'''

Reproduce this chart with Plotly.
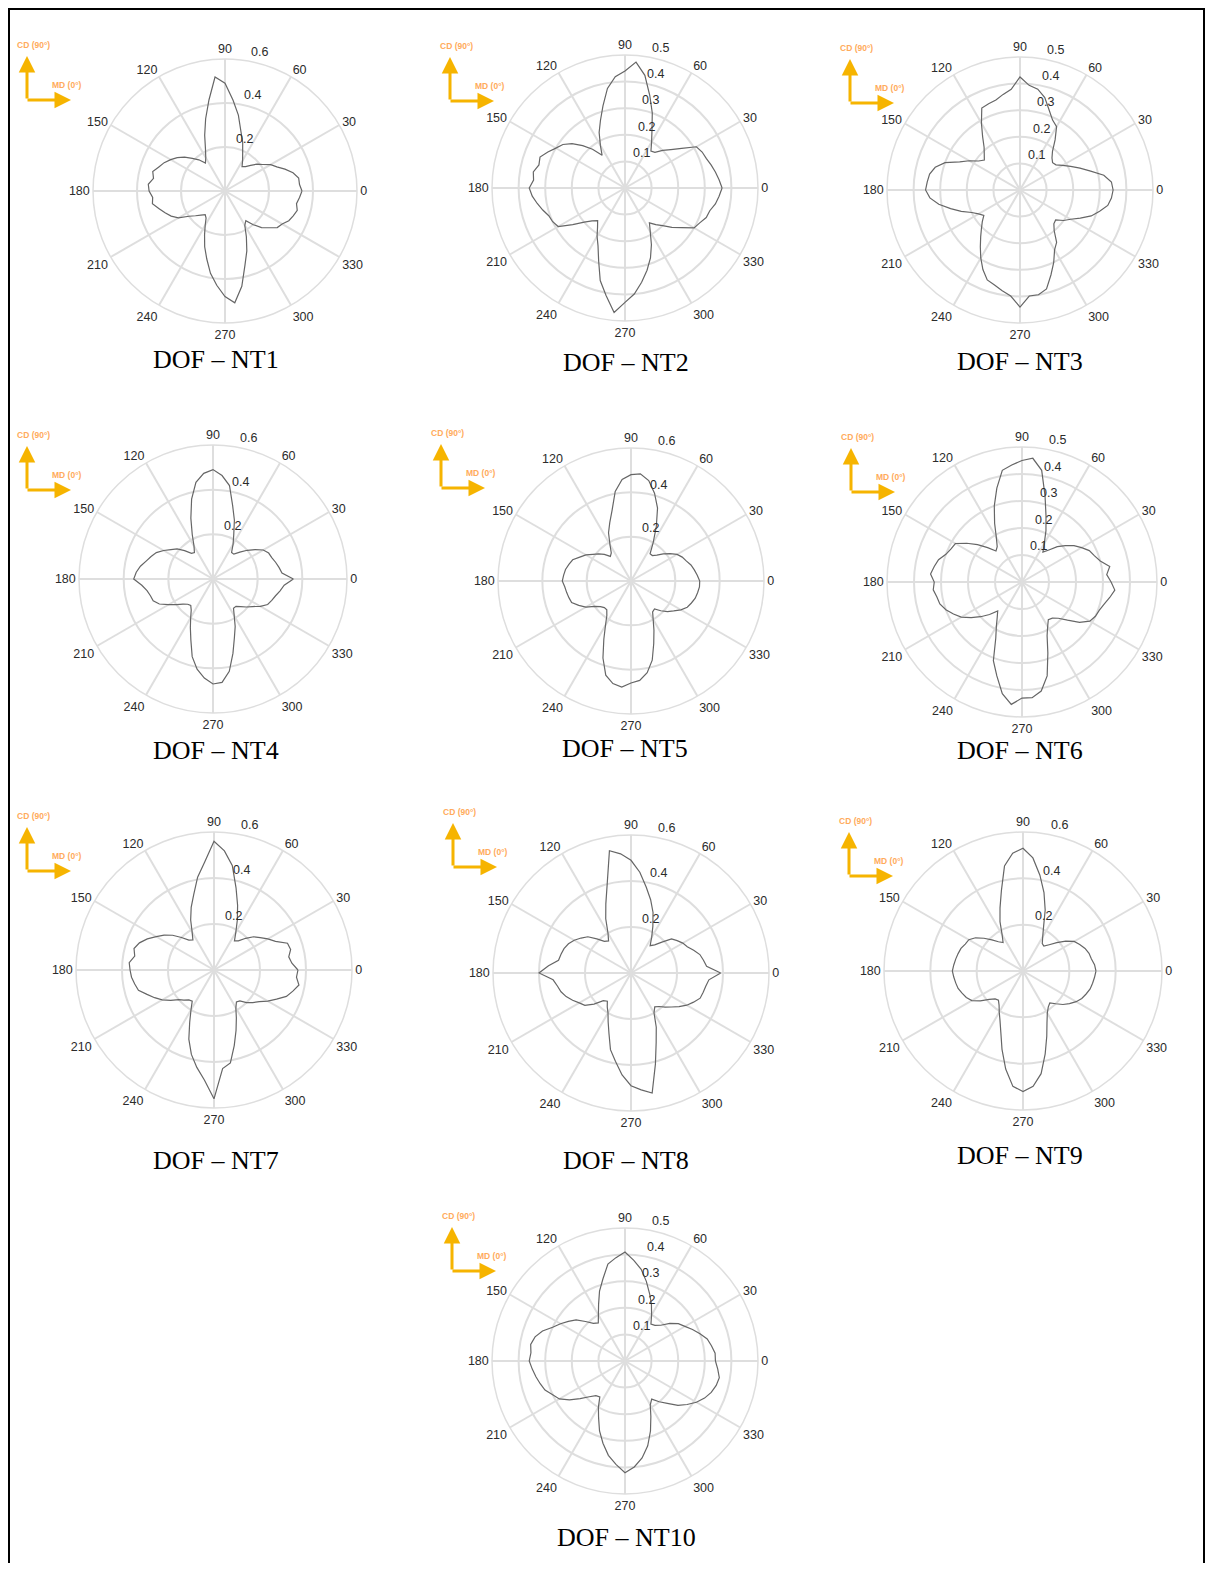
import math
import plotly.graph_objects as go

# the browser page keeps an 8px body margin, so the figure is drawn 16px smaller
W, H = 1197, 1555
OFF = 8

# angle of every reading, degrees (0 = MD, 90 = CD)
theta = list(range(0, 360, 5))

nt1 = [0.35, 0.34, 0.34, 0.32, 0.29, 0.26, 0.24, 0.21, 0.19, 0.165, 0.145, 0.135,
       0.16, 0.19, 0.235, 0.28, 0.35, 0.415, 0.49, 0.52, 0.42, 0.34, 0.27, 0.21,
       0.175, 0.155, 0.185, 0.21, 0.24, 0.265, 0.285, 0.305, 0.32, 0.34, 0.33, 0.35,
       0.345, 0.33, 0.335, 0.31, 0.29, 0.27, 0.245, 0.2, 0.175, 0.155, 0.14, 0.15,
       0.18, 0.22, 0.27, 0.32, 0.38, 0.43, 0.48, 0.51, 0.44, 0.35, 0.29, 0.23,
       0.18, 0.165, 0.2, 0.235, 0.26, 0.29, 0.3, 0.32, 0.33, 0.34, 0.33, 0.34]
nt2 = [0.365, 0.355, 0.345, 0.335, 0.325, 0.32, 0.31, 0.26, 0.225, 0.2, 0.175, 0.17,
       0.2, 0.24, 0.3, 0.36, 0.43, 0.475, 0.44, 0.42, 0.38, 0.32, 0.27, 0.23,
       0.185, 0.15, 0.19, 0.225, 0.26, 0.285, 0.3, 0.32, 0.34, 0.335, 0.35, 0.345,
       0.36, 0.35, 0.335, 0.32, 0.305, 0.3, 0.29, 0.24, 0.2, 0.175, 0.16, 0.18,
       0.21, 0.24, 0.29, 0.36, 0.41, 0.47, 0.43, 0.4, 0.36, 0.32, 0.28, 0.235,
       0.19, 0.16, 0.18, 0.2, 0.23, 0.26, 0.3, 0.31, 0.325, 0.33, 0.345, 0.355]
nt3 = [0.35, 0.345, 0.32, 0.275, 0.24, 0.21, 0.185, 0.165, 0.16, 0.17, 0.19, 0.23,
       0.275, 0.29, 0.32, 0.36, 0.385, 0.395, 0.425, 0.38, 0.365, 0.35, 0.345, 0.34,
       0.29, 0.245, 0.21, 0.19, 0.175, 0.19, 0.22, 0.25, 0.3, 0.33, 0.345, 0.35,
       0.355, 0.34, 0.31, 0.27, 0.235, 0.2, 0.18, 0.166, 0.185, 0.205, 0.23, 0.26,
       0.295, 0.33, 0.36, 0.37, 0.385, 0.4, 0.44, 0.4, 0.4, 0.385, 0.34, 0.3,
       0.26, 0.24, 0.2, 0.18, 0.175, 0.2, 0.22, 0.25, 0.285, 0.31, 0.335, 0.345]
nt4 = [0.36, 0.31, 0.3, 0.29, 0.28, 0.275, 0.26, 0.23, 0.2, 0.17, 0.145, 0.145,
       0.18, 0.22, 0.28, 0.34, 0.425, 0.465, 0.49, 0.475, 0.44, 0.37, 0.29, 0.22,
       0.17, 0.145, 0.15, 0.18, 0.21, 0.23, 0.255, 0.28, 0.295, 0.31, 0.33, 0.345,
       0.355, 0.32, 0.3, 0.29, 0.285, 0.265, 0.23, 0.2, 0.175, 0.16, 0.155, 0.17,
       0.2, 0.24, 0.29, 0.36, 0.41, 0.445, 0.47, 0.465, 0.42, 0.345, 0.28, 0.235,
       0.19, 0.16, 0.16, 0.175, 0.195, 0.215, 0.245, 0.27, 0.28, 0.29, 0.305, 0.32]
nt5 = [0.31, 0.3, 0.29, 0.28, 0.265, 0.255, 0.24, 0.215, 0.19, 0.165, 0.15, 0.15,
       0.2, 0.27, 0.35, 0.41, 0.46, 0.485, 0.48, 0.46, 0.41, 0.33, 0.28, 0.24,
       0.19, 0.155, 0.145, 0.17, 0.19, 0.21, 0.235, 0.255, 0.28, 0.29, 0.3, 0.305,
       0.31, 0.3, 0.295, 0.29, 0.285, 0.26, 0.235, 0.2, 0.18, 0.17, 0.17, 0.19,
       0.23, 0.29, 0.37, 0.44, 0.47, 0.48, 0.46, 0.45, 0.42, 0.37, 0.3, 0.245,
       0.2, 0.17, 0.165, 0.19, 0.215, 0.235, 0.26, 0.28, 0.29, 0.3, 0.305, 0.31]
nt6 = [0.33, 0.315, 0.33, 0.3, 0.285, 0.275, 0.255, 0.235, 0.21, 0.185, 0.155, 0.135,
       0.165, 0.21, 0.26, 0.33, 0.42, 0.46, 0.45, 0.435, 0.42, 0.36, 0.3, 0.24,
       0.19, 0.16, 0.15, 0.18, 0.215, 0.25, 0.285, 0.29, 0.3, 0.32, 0.33, 0.34,
       0.325, 0.33, 0.32, 0.315, 0.3, 0.28, 0.26, 0.23, 0.2, 0.17, 0.14, 0.16,
       0.19, 0.23, 0.31, 0.36, 0.42, 0.455, 0.43, 0.43, 0.41, 0.36, 0.28, 0.22,
       0.19, 0.17, 0.175, 0.19, 0.22, 0.26, 0.29, 0.3, 0.305, 0.315, 0.33, 0.345]
nt7 = [0.365, 0.34, 0.33, 0.345, 0.34, 0.295, 0.27, 0.245, 0.225, 0.195, 0.165, 0.155,
       0.19, 0.24, 0.3, 0.37, 0.46, 0.52, 0.56, 0.47, 0.41, 0.34, 0.29, 0.24,
       0.19, 0.16, 0.17, 0.2, 0.235, 0.265, 0.29, 0.32, 0.345, 0.36, 0.35, 0.37,
       0.365, 0.36, 0.35, 0.34, 0.31, 0.285, 0.26, 0.23, 0.2, 0.185, 0.17, 0.165,
       0.2, 0.25, 0.32, 0.38, 0.43, 0.48, 0.56, 0.43, 0.41, 0.34, 0.28, 0.23,
       0.19, 0.17, 0.175, 0.2, 0.22, 0.24, 0.27, 0.3, 0.335, 0.355, 0.375, 0.36]
nt8 = [0.39, 0.33, 0.32, 0.31, 0.29, 0.27, 0.26, 0.245, 0.23, 0.19, 0.16, 0.145,
       0.18, 0.225, 0.28, 0.33, 0.38, 0.44, 0.49, 0.52, 0.54, 0.4, 0.32, 0.26,
       0.2, 0.17, 0.18, 0.21, 0.245, 0.265, 0.285, 0.3, 0.31, 0.315, 0.32, 0.36,
       0.4, 0.34, 0.325, 0.315, 0.3, 0.28, 0.26, 0.245, 0.21, 0.17, 0.16, 0.18,
       0.2, 0.235, 0.28, 0.345, 0.39, 0.445, 0.49, 0.51, 0.53, 0.41, 0.32, 0.26,
       0.2, 0.18, 0.19, 0.21, 0.23, 0.255, 0.28, 0.3, 0.32, 0.325, 0.33, 0.34]
nt9 = [0.315, 0.31, 0.3, 0.295, 0.285, 0.27, 0.255, 0.225, 0.19, 0.16, 0.14, 0.145,
       0.17, 0.21, 0.28, 0.35, 0.42, 0.49, 0.53, 0.51, 0.46, 0.36, 0.29, 0.235,
       0.18, 0.15, 0.165, 0.19, 0.22, 0.25, 0.27, 0.275, 0.285, 0.29, 0.295, 0.3,
       0.305, 0.3, 0.295, 0.29, 0.28, 0.27, 0.255, 0.225, 0.19, 0.17, 0.165, 0.18,
       0.205, 0.235, 0.28, 0.35, 0.43, 0.5, 0.52, 0.5, 0.45, 0.37, 0.3, 0.245,
       0.21, 0.19, 0.18, 0.2, 0.225, 0.245, 0.265, 0.28, 0.29, 0.3, 0.305, 0.31]
nt10 = [0.34, 0.34, 0.33, 0.32, 0.3, 0.28, 0.26, 0.245, 0.22, 0.19, 0.175, 0.17,
        0.2, 0.235, 0.27, 0.31, 0.35, 0.38, 0.41, 0.39, 0.37, 0.32, 0.28, 0.235,
        0.2, 0.175, 0.185, 0.21, 0.24, 0.26, 0.28, 0.3, 0.33, 0.35, 0.36, 0.355,
        0.36, 0.35, 0.34, 0.33, 0.32, 0.3, 0.285, 0.255, 0.22, 0.19, 0.17, 0.165,
        0.2, 0.235, 0.28, 0.32, 0.36, 0.39, 0.42, 0.4, 0.37, 0.33, 0.28, 0.23,
        0.19, 0.175, 0.2, 0.225, 0.26, 0.285, 0.31, 0.33, 0.345, 0.355, 0.36, 0.35]

names = ["NT1", "NT2", "NT3", "NT4", "NT5", "NT6", "NT7", "NT8", "NT9", "NT10"]
series = [nt1, nt2, nt3, nt4, nt5, nt6, nt7, nt8, nt9, nt10]
rmax = [0.6, 0.5, 0.5, 0.6, 0.6, 0.5, 0.6, 0.6, 0.6, 0.5]
ang_ticks = list(range(0, 360, 30))

# panel centre (px), plot radius (px), caption centre (px), arrow corner (px)
panels = [
    (225, 191, 132, 216, 360, 27, 100),
    (625, 188, 133, 626, 362, 450, 101),
    (1020, 190, 133, 1020, 361, 850, 103),
    (213, 579, 134, 216, 750, 27, 490),
    (631, 581, 133, 625, 748, 441, 488),
    (1022, 582, 135, 1020, 750, 851, 492),
    (214, 970, 138, 216, 1160, 27, 871),
    (631, 973, 138, 626, 1160, 453, 867),
    (1023, 971, 139, 1020, 1155, 849, 876),
    (625, 1361, 133, 626, 1537, 452, 1271),
]

GRID = "#dedede"
TXT = "#2b2b2b"
ARROW = "#f6b400"
ARROW_TXT = "#ffab5c"
SANS = "Liberation Sans, Arial"
SERIF = "Liberation Serif, Times New Roman"
LABEL_ANGLE = math.radians(80)


def px_x(v):
    return (v - OFF) / W


def px_y(v):
    return 1 - (v - OFF) / H


def label(x, y, text, size, color, family):
    return dict(x=px_x(x), y=px_y(y), xref="paper", yref="paper",
                xanchor="center", yanchor="middle", text=text, showarrow=False,
                font=dict(family=family, size=size, color=color))


def arrow(x, y, ax, ay):
    return dict(x=px_x(x), y=px_y(y), xref="paper", yref="paper",
                text="", showarrow=True, ax=ax, ay=ay,
                arrowhead=2, arrowsize=1.1, arrowwidth=3, arrowcolor=ARROW)


fig = go.Figure()
layout = {}
annotations = []

for i, (name, r, top) in enumerate(zip(names, series, rmax)):
    key = "polar" if i == 0 else "polar%d" % (i + 1)
    cx, cy, rad, cap_x, cap_y, bx, by = panels[i]
    step = 0.2 if top == 0.6 else 0.1
    ticks = [round(step * k, 1) for k in range(1, int(round(top / step)) + 1)]

    fig.add_trace(go.Scatterpolar(
        r=r + [r[0]], theta=theta + [theta[0]],
        mode="lines", line=dict(color="#666666", width=1.2),
        subplot=key, showlegend=False,
    ))

    layout[key] = dict(
        domain=dict(x=[px_x(cx - rad), px_x(cx + rad)],
                    y=[px_y(cy + rad), px_y(cy - rad)]),
        bgcolor="white",
        angularaxis=dict(
            rotation=0, direction="counterclockwise",
            tickmode="array", tickvals=ang_ticks,
            ticktext=[str(a) for a in ang_ticks],
            showline=True, linecolor=GRID, linewidth=1.5,
            gridcolor=GRID, gridwidth=1.5, ticks="",
            tickfont=dict(family=SANS, size=12.5, color=TXT),
        ),
        radialaxis=dict(
            range=[0, top], tickvals=ticks, showticklabels=False,
            angle=80, showline=False, ticks="",
            gridcolor=GRID, gridwidth=1.5,
        ),
    )

    # radial tick labels sit just outside their ring, right of the 80 deg spoke
    for t in ticks:
        d = t / top * rad
        annotations.append(label(cx + d * math.cos(LABEL_ANGLE) + 12,
                                 cy - d * math.sin(LABEL_ANGLE) - 9,
                                 str(t), 12.5, TXT, SANS))

    annotations.append(label(cap_x, cap_y, "DOF \u2013 " + name, 26, "black", SERIF))
    # CD / MD orientation arrows
    annotations.append(arrow(bx, by - 44, 0, 44))
    annotations.append(arrow(bx + 44, by, -45, 0))
    annotations.append(label(bx + 6, by - 55, "<b>CD (90°)</b>", 8.5, ARROW_TXT, SANS))
    annotations.append(label(bx + 40, by - 15, "<b>MD (0°)</b>", 8.5, ARROW_TXT, SANS))

fig.update_layout(
    width=W, height=H,
    margin=dict(l=0, r=0, t=0, b=0),
    paper_bgcolor="white",
    annotations=annotations,
    shapes=[dict(type="rect", xref="paper", yref="paper",
                 x0=px_x(9), x1=px_x(1204), y0=px_y(1575), y1=px_y(9),
                 line=dict(color="black", width=2))],
    **layout,
)

fig.write_html("out.html")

'''

■ What is being asked:
Return only the lines running from the top of the data to the line that holds "theta = list(range(0, 360, 5))". Include both of those lines, but skip the pictures.

■ Answer to the task:
Reproduce this chart with Plotly.
import math
import plotly.graph_objects as go

# the browser page keeps an 8px body margin, so the figure is drawn 16px smaller
W, H = 1197, 1555
OFF = 8

# angle of every reading, degrees (0 = MD, 90 = CD)
theta = list(range(0, 360, 5))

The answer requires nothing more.